A manchete na página 2, da edição de quinta-feira, anunciava: ´Médicos podem deixar cargos comissionados e iniciar greve no IJF´. No texto de abertura se escrevia: ´Na quarta-feira (21), médicos do IJF decidirão se entram em greve. Por enquanto, a categoria atende aos casos mais graves´. O jornal, que vinha afirmando haver greve no IJF, ainda que registrasse o tratamento de ´operação padrão` usado pelos médicos, muda, repentinamente, as assertivas que vinha fazendo. O caso se torna mais confuso ainda, pois, na página 5 da mesma edição, o movimento volta a ser tratado como ´greve` e ´paralisação´, contrariando o que se escrevera três páginas antes. Na sexta-feira, a matéria sobre o assunto informava, na abertura: ´A greve dos médicos do IJF continua´. No texto: ´No quarto dia de greve, os médicos continuam atendendo apenas os casos mais graves´.

No comentário à edição de sexta-feira disse à Redação que, da forma como o assunto vinha sendo tratado, era muito difícil os leitores saberem o que estava acontecendo no IJF. Há ou não greve? Na verdade, o jornal vem apenas reproduzindo as declarações de um lado e de outro, por isso as informações são desencontradas e erráticas. Para a direção do IJF existe um movimento grevista; para os médicos uma ´operação padrão´. O que precisaria ser feito seria ir além da reprodução acrítica de declarações dos médicos e do superintendente do hospital.

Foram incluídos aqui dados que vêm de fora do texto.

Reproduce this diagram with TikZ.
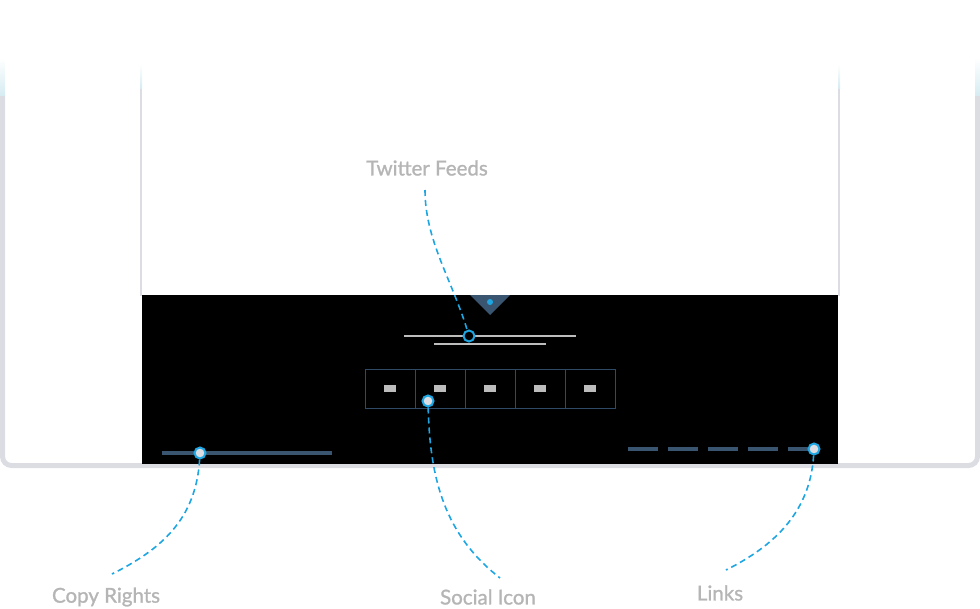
\documentclass[tikz,border=0pt]{standalone}
\usepackage{fontspec}
\setmainfont{Lato}
\newfontfamily\labfont[FakeBold=1.2]{Lato}
\definecolor{frame}{HTML}{DCDDE2}
\definecolor{fade}{HTML}{D6ECF2}
\definecolor{slate}{HTML}{3A5570}
\definecolor{boxc}{HTML}{2F4A66}
\definecolor{cyanc}{HTML}{1DA6E2}
\definecolor{lbl}{HTML}{B5B5B5}
\definecolor{light}{HTML}{BDBDBD}
\tikzset{
  lab/.style={font=\labfont\fontsize{20.5}{24}\selectfont, text=lbl, inner sep=0pt},
  marker/.style={circle, draw=cyanc, line width=2pt, fill=frame, inner sep=0pt, minimum size=11pt},
  conn/.style={cyanc, line width=1.6pt, dash pattern=on 6pt off 4pt},
  tick/.style={light, line width=2pt},
}
\begin{document}
\begin{tikzpicture}[x=1pt,y=-1pt]
\useasboundingbox (0,0) rectangle (980,608);
% outer frame
\draw[frame, line width=5pt, rounded corners=9pt] (2.5,95) -- (2.5,465.5) -- (977.5,465.5) -- (977.5,95);
\fill[top color=white, bottom color=fade] (0,58) rectangle (5,95);
\fill[top color=white, bottom color=fade] (975,58) rectangle (980,95);
% inner panel sides
\fill[frame] (140,88) rectangle (142,296);
\fill[frame] (838,88) rectangle (840,296);
\fill[top color=white, bottom color=fade] (140,64) rectangle (142,88);
\fill[top color=white, bottom color=fade] (838,64) rectangle (840,88);
% black footer
\fill[black] (142,295) rectangle (838,464);
% triangle
\fill[slate] (470,295) -- (510,295) -- (490,315) -- cycle;
\fill[cyanc] (490,302) circle (3);
% twitter lines
\draw[tick] (404,335.5) -- (576,335.5);
\draw[tick] (434,343.5) -- (546,343.5);
% social box
\foreach \i in {0,...,4}{
  \draw[boxc, line width=1pt] (365+50*\i,369.5) rectangle (415+50*\i,408);
  \fill[light] (384+50*\i,385) rectangle (396+50*\i,392);
}
% copyright line
\draw[slate, line width=3.5pt] (162,453) -- (332,453);
% links dashes
\foreach \i in {0,...,4}{
  \draw[slate, line width=4pt] (628+40*\i,448.5) -- (658+40*\i,448.5);
}
% markers
\node[marker, fill=black] (twm) at (469,336) {};
\node[marker] (sim) at (428,401) {};
\node[marker] (crm) at (200,453) {};
\node[marker] (lkm) at (814,449) {};
% labels
\node[lab] (tw) at (427,168) {Twitter Feeds};
\node[lab] (si) at (488,597) {Social Icon};
\node[lab] (cr) at (106,597) {Copy Rights};
\node[lab] (lk) at (720,593) {Links};
\coordinate (siend) at (500,578);
\coordinate (crend) at (112,574);
\coordinate (lkend) at (726,570);
% connectors
\draw[conn] (425,190) .. controls (425,240) and (452,280) .. (twm);
\draw[conn] (sim) .. controls (430,480) and (445,535) .. (siend);
\draw[conn] (crm) .. controls (196,520) and (160,550) .. (crend);
\draw[conn] (lkm) .. controls (810,515) and (770,548) .. (lkend);
\end{tikzpicture}
\end{document}
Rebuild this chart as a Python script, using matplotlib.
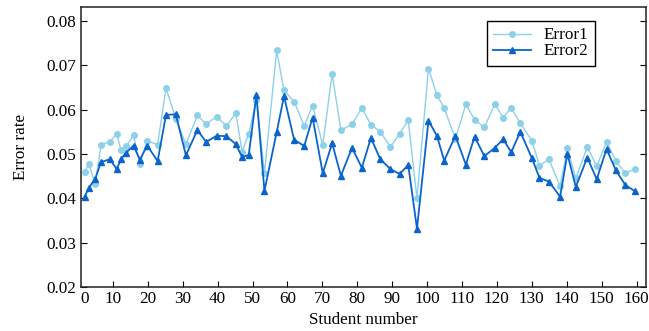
import matplotlib
matplotlib.use('Agg')
import matplotlib.pyplot as plt

# student positions along the x axis
student = [1.9, 3.1, 4.9, 6.6, 9.1, 11.1, 12.3, 13.8, 15.9, 17.7,
           19.8, 22.8, 25.2, 28.0, 30.9, 34.2, 36.7, 39.7, 42.5, 45.2,
           47.0, 48.9, 51.1, 53.4, 56.9, 59.0, 61.9, 64.8, 67.2, 70.1,
           72.8, 75.3, 78.5, 81.3, 83.9, 86.6, 89.5, 92.1, 94.6, 97.1,
           100.4, 102.8, 104.9, 108.1, 111.1, 113.6, 116.4, 119.4, 121.8, 124.1,
           126.7, 130.0, 132.2, 134.9, 138.1, 140.2, 142.6, 145.9, 148.6, 151.4,
           154.1, 156.8, 159.6]

error1 = [0.0460, 0.0477, 0.0433, 0.0520, 0.0528, 0.0545, 0.0508, 0.0517, 0.0542, 0.0478,
          0.0530, 0.0521, 0.0648, 0.0579, 0.0522, 0.0587, 0.0567, 0.0584, 0.0563, 0.0592,
          0.0505, 0.0545, 0.0621, 0.0457, 0.0733, 0.0643, 0.0618, 0.0563, 0.0609, 0.0520,
          0.0680, 0.0553, 0.0567, 0.0603, 0.0566, 0.0550, 0.0516, 0.0545, 0.0576, 0.0400,
          0.0692, 0.0633, 0.0603, 0.0534, 0.0612, 0.0577, 0.0560, 0.0612, 0.0582, 0.0604,
          0.0569, 0.0530, 0.0474, 0.0488, 0.0428, 0.0513, 0.0445, 0.0516, 0.0472, 0.0527,
          0.0484, 0.0457, 0.0466]

error2 = [0.0404, 0.0424, 0.0444, 0.0482, 0.0488, 0.0466, 0.0489, 0.0503, 0.0519, 0.0487,
          0.0519, 0.0484, 0.0588, 0.0589, 0.0497, 0.0554, 0.0527, 0.0541, 0.0540, 0.0522,
          0.0493, 0.0498, 0.0633, 0.0417, 0.0549, 0.0630, 0.0532, 0.0518, 0.0582, 0.0457,
          0.0524, 0.0451, 0.0514, 0.0469, 0.0536, 0.0488, 0.0466, 0.0455, 0.0475, 0.0332,
          0.0575, 0.0541, 0.0485, 0.0541, 0.0476, 0.0539, 0.0495, 0.0514, 0.0533, 0.0504,
          0.0550, 0.0491, 0.0446, 0.0438, 0.0404, 0.0500, 0.0426, 0.0492, 0.0443, 0.0511,
          0.0463, 0.0430, 0.0416]

xtick_pos = [1.95, 10, 20, 30, 40, 50, 60, 70, 80, 90, 100, 110, 120, 130, 140, 150, 160]
xtick_lab = ['0', '10', '20', '30', '40', '50', '60', '70', '80', '90',
             '100', '110', '120', '130', '140', '150', '160']
yticks = [0.02, 0.03, 0.04, 0.05, 0.06, 0.07, 0.08]

plt.rcParams['font.family'] = ['Liberation Serif', 'DejaVu Serif']
plt.rcParams['font.size'] = 12.3

fig = plt.figure(figsize=(6.49, 3.31), dpi=100)
ax = fig.add_axes([0.1243, 0.132, 0.871, 0.846])

ax.plot(student, error1, color='#8DD0EA', lw=1.0, marker='o', ms=4,
        mec='#8DD0EA', mfc='#8DD0EA', label='Error1')
ax.plot(student, error2, color='#0A64CC', lw=1.3, marker='^', ms=4.2,
        mec='#0A64CC', mfc='#0A64CC', label='Error2')

ax.set_xlim(0.75, 162.7)
ax.set_ylim(0.02, 0.083)
ax.set_xticks(xtick_pos)
ax.set_xticklabels(xtick_lab)
ax.set_yticks(yticks)
ax.set_yticklabels(['%.2f' % v for v in yticks])
ax.tick_params(direction='in', length=4, width=0.8, right=True, top=False, pad=3)
ax.xaxis.get_major_ticks()[0].tick1line.set_visible(False)
for s in ax.spines.values():
    s.set_linewidth(1.1)
    s.set_color('#222222')

ax.set_xlabel('Student number', labelpad=3)
ax.set_ylabel('Error rate', labelpad=13)

leg = ax.legend(loc='upper right', bbox_to_anchor=(0.9098, 0.951), borderaxespad=0,
                fancybox=False, edgecolor='black', framealpha=1, handlelength=2.2,
                labelspacing=0.0, borderpad=0.38, handletextpad=0.75)
leg.get_frame().set_linewidth(1.0)

fig.savefig('out.png', dpi=100)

Primeiro, era preciso dar uma ordem aos textos. Da forma que eles foram escritos, como se uma matéria nada tivesse a ver com a outra, fragmenta-se a notícia, dificultando-se a compreensão. Depois, seria necessário responder a algumas perguntas básicas: os médicos estão ou não comparecendo ao trabalho? Se estão, todos trabalham ou um grupo deles permanece de braços cruzados? Como exatamente funciona a ´operação padrão´? Que tipo de paciente eles estão deixando de atender? Quantos atendimentos/dia (especificando-se por tipo) eram feitos antes e quantos são feitos depois que o movimento começou? Enfim, informações que pudessem contextualizar o assunto.

Outro ponto essencial para o entendimento seria conceituar ´urgência` e ´emergência´. Pesquisando, descobri que o Código de Ética Médica prevê o direito de paralisar as atividades em algumas situações. Segundo o artigo 24, o médico pode ´Suspender suas atividades, individual ou coletivamente, quando a instituição pública ou privada para a qual trabalhe não oferecer condições mínimas para o exercício profissional ou não o remunerar condignamente, ressalvadas as situações de urgência e emergência [em que o atendimento precisa continuar a ser feito], devendo comunicar imediatamente sua decisão ao Conselho Regional de Medicina´.

No entanto, o código não define o que seriam situações de ´urgência` e ´emergência´. Encontrei uma explicação em parecer do Conselho Regional de Medicina do Estado de São Paulo (Cremesp), respondendo à consulta número 55.820/98, que diz o seguinte: ´Define-se por ´emergência` a constatação médica de condições de agravo à saúde que impliquem risco iminente de vida ou sofrimento intenso, exigindo, portanto, tratamento médico imediato. Define-se por ´urgência` a ocorrência imprevista de agravo à saúde com ou sem risco potencial à vida, cujo portador necessita de assistência médica imediata´.

Conhecendo essa definição e tendo resposta às perguntas que pus acima – entre outras – o leitor teria condições de julgar que tipo de movimento fazem os médicos do IJF, além de ter uma idéia se eles atendem, de fato, os casos de ´urgência e emergência´. Assim sendo, teria menos importância o nome que cada um dos lados dá ao movimento: se ´greve` ou ´operação padrão´.

A disciplina da verificação, oferecendo-se ao leitor informações que possam levá-lo a entender e avaliar uma situação, de modo a formar seu próprio juízo sobre determinado assunto, é a essência do jornalismo.’